Life insurance

Suicide and incontestability

One of the features of life insurance is that the benefit may be payable even if the cause of claim was a deliberate act of the policyholder. This arises from the underlying reason for life insurance, which originally was primarily to make provision for dependants, rather than to benefit the policyholder personally.

Nowadays, certain safeguards against taking out life insurance with suicide in mind are catered for, and it is very common for Life Insurance Policies to provide that if the policyholder commits suicide within a certain period from the start of the policy, the death benefits are excluded totally or limited to a refund of the premiums paid. It is important to pay heed to the terms and conditions contained in your Life Insurance Policy.

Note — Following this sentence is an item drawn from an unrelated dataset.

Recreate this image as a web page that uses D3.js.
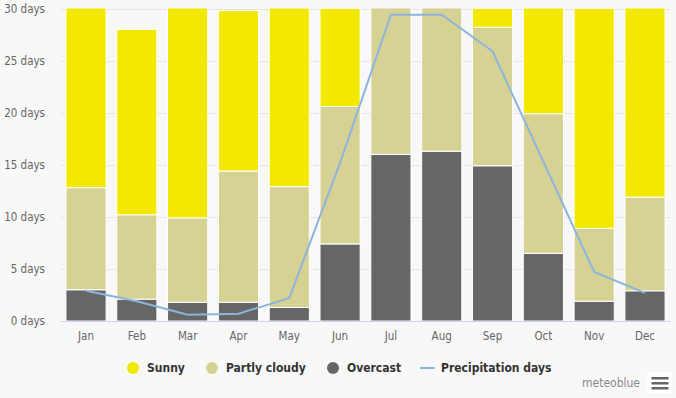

In some cases, disputes over the validity of an insurance contract may arise with an alleged breach of utmost good faith, due to certain material facts having been omitted or misrepresented during the underwriting process. Policyholders should check whether there is an Incontestability clause under the policy. The Incontestability provision states that, except for fraud and while the policy is in force, the insurer cannot normally dispute the validity of the contract after it has been in force during the lifetime of the policyholder for a certain period of time: e.g. two years. In some cases, the Incontestability provision will not apply to a misstatement of age, sex or smoking habit of the policyholder.

The Incontestability provision often serves as an effective shield against an insurer’s attempt to repudiate liability on the basis of breach of the duty of utmost good faith.